Israeli Arab tennis player, “nurtured” at Jewish school, goes to Camp Ramah

PALMER, Mass. — Each summer, Camp Ramah in New England (CRNE) brings close to 60 post-army emissaries to serve as bunk counselors and teach in such specialty areas as dance, sports, swimming, nature, woodworking, Hebrew and Jewish Studies, ropes and krav maga. Campers and staff are accustomed to such names as Neta, Ela, Tal, Ofer…

This past summer, however, one young Israeli tennis player, who spent a week at Camp Ramah in Canada, followed by a few days at CRNE, turned a few heads with his unusual first and last name – Fahoum Fahoum.  “Fahoum means navon, like your division name, Nivonim, (the wise ones), the young visitor told a packed open-aired tent of 16-year-olds during an evening discussion at the Palmer, Mass. camp. The campers were captivated by Fahoum’s personal story and peppered him with questions about his life in Israel.

Fahoum loved growing up in Haifa. “Growing up as an Arab Muslim in Haifa was very special,” he says. “Haifa is known for its relationship between Arabs and Jews. I am thankful for growing up in Haifa because the environment gave me a better chance to integrate.”

Fahoum and his sister, Nadine Fahoum, were the first Israeli Arabs to attend the Reali School in Haifa. He credits his mother with the idea of sending him to the Israeli Jewish school but notes, “there were many concerns among our friends in the Arab community.”

“I believe the community was worried that the school would not be ready to welcome someone like me,” he recalls. “Along the years, people around saw how the support the Hebrew Reali School gave my sister and me, and how it nurtures its children. They actually became very curious about becoming a part of the Reali family as well.”

Fahoum says both he and his sister received a fine education and a wonderful introduction to tennis through their years at Reali. Nadine went on to play in such tournaments as the Juniors Wimbledon, the U.S. Open and the Olympics. Fahoum was the number one junior in Israel at age 14.  “Tennis is like a language.  It is used to communicate with others.  It is a common language,” observes Fahoum.

Nadine attended Old Dominion University in Virginia and ultimately transferred to Duke University, where she played #1 on the women’s tennis team.  Upon graduation, she went on to work in New York for the Israel Tennis Centers and is currently pursuing graduate studies at New York University.
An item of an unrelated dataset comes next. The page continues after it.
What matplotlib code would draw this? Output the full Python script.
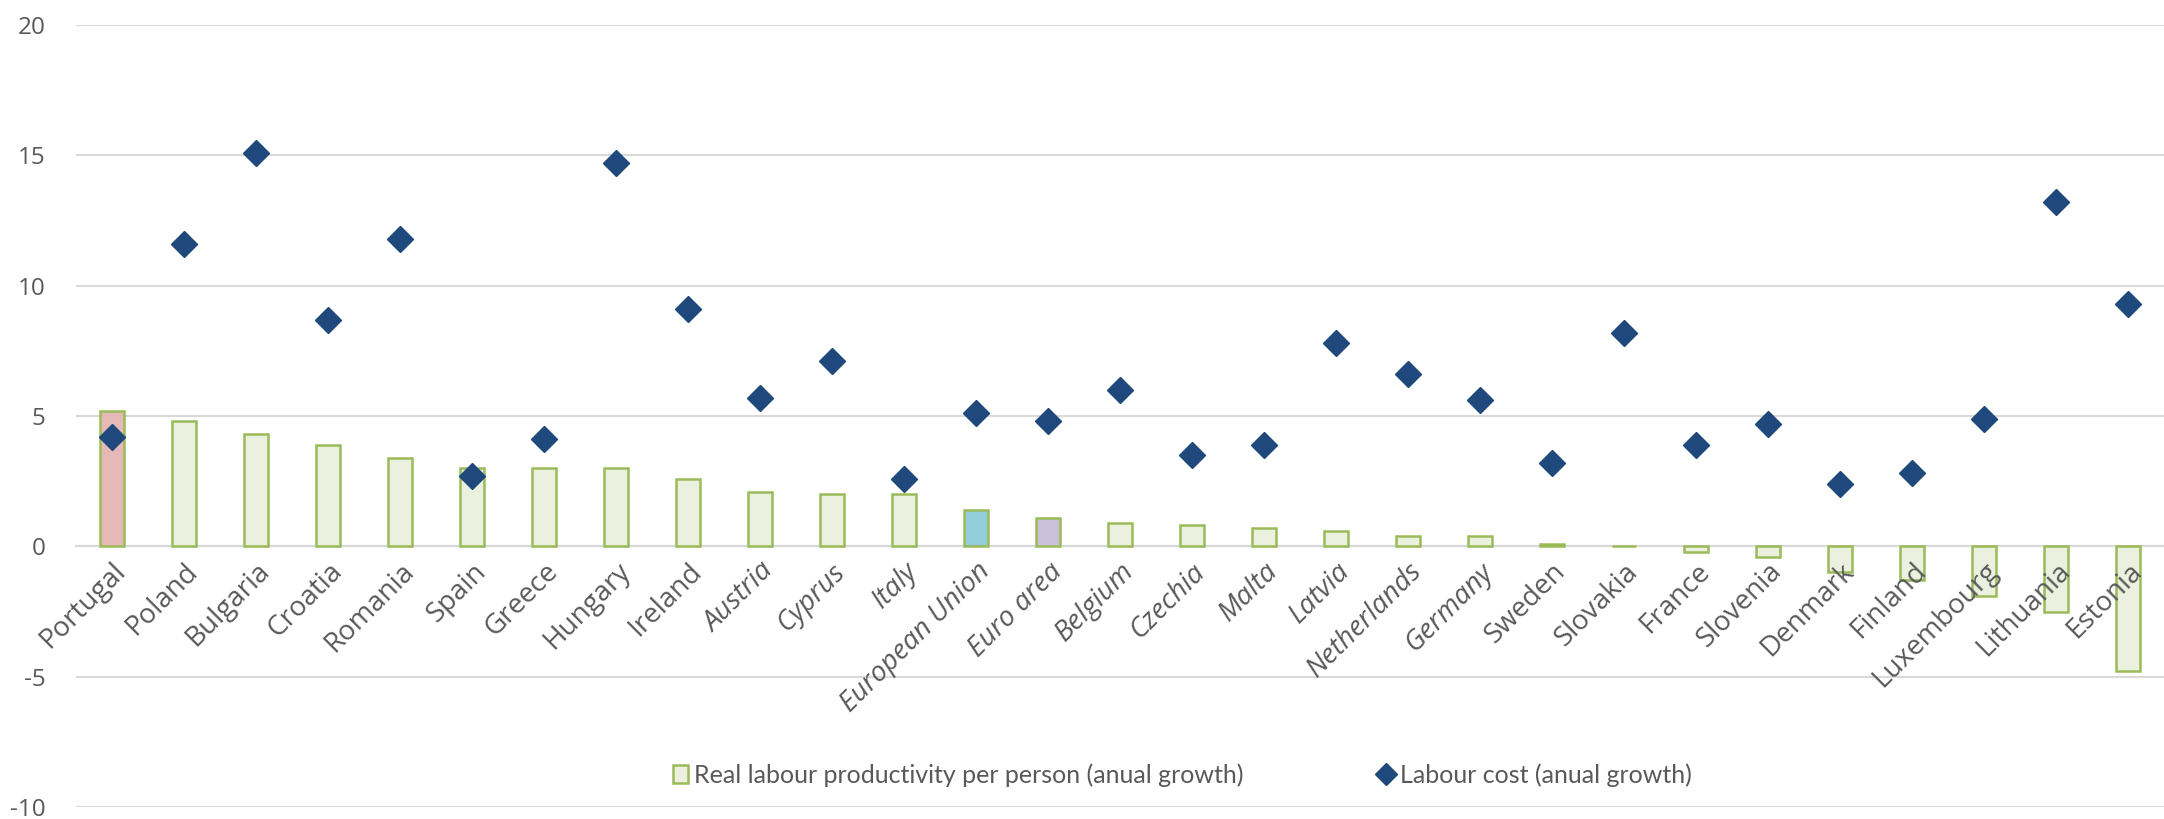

Fahoum also began his college academic and tennis careers at Old Dominion; then transferred to Quinnipiac University in Hamden, where he played tennis and is pursuing  a communications major and business minor. He is interning at the Quinnipiac Alumni Association in the office of Public Affairs and Development. He hopes to attend graduate school at the Yale School of Management.

“I hope to accomplish mutual understanding and future between Arabs and Jews, using sports as a tool for communication,” he says.

During Fahoum’s stint at the two Ramah camps, he did a lot more than teach tennis. Bryan Gerson, head of the sports program at Camp Ramah in New England, observed, “Fahoum adds a professionalism-on and off the courts-with a great personality and a wonderful message of inclusion. Sally Klapper of Stamford, now a junior at Ramaz in Manhattan, called the experience of having an Israeli Arab at camp “eye opening.” “It was interesting to hear from someone who is so completely accepted into Israeli society,” she said.

Bringing an Israeli Arab to a Ramah camp is not an obvious move for an observant, Zionistic Jewish summer camp. Rabbi Mitch Cohen, the National Ramah Director, feels that bringing Nadine Fahoum to three of its eight Ramah camps in the United States and Canada is very important. “Bringing Fahoum to Camp Ramah helps to emphasize the importance of co-existence and tolerance of other people, especially at a time when Jewish-Muslim relations are so sensitive. Through tennis, and the great work of the Israel Tennis Center, Fahoum inspires us with his life story.”

And Fahoum couldn’t be more pleased with his time at Ramah camps.  “The visit really made me feel like home. I came to Ramah to learn more about the Jewish community abroad and share some of my experience and future goals with its members. My being in Ramah allowed the camp to have a more complete experience of Israel. After all, Israel is not all Jewish, so my visit helps complete the picture. I hope that after my visit, both campers and staff will have greater confidence in a mutual future between Arabs and Jews.”

Fahoum remains both realistic and hopeful as to the power of sports.  “Sports provides a tool for communication,” he notes. “Although Arabs and Jews live next to each other, they have no common language and therefore rarely integrate. Sports is a language in and of itself. Sports provides a common ground for different people from different backgrounds to integrate. Partnerships on the [tennis] court can lead to friendships off of it.”

Fahoum certainly thinks of one day returning home to Israel – but he remains both practical and realistic. “I will go back to Israel when I feel like I received enough support to begin establishing a concrete project back home.”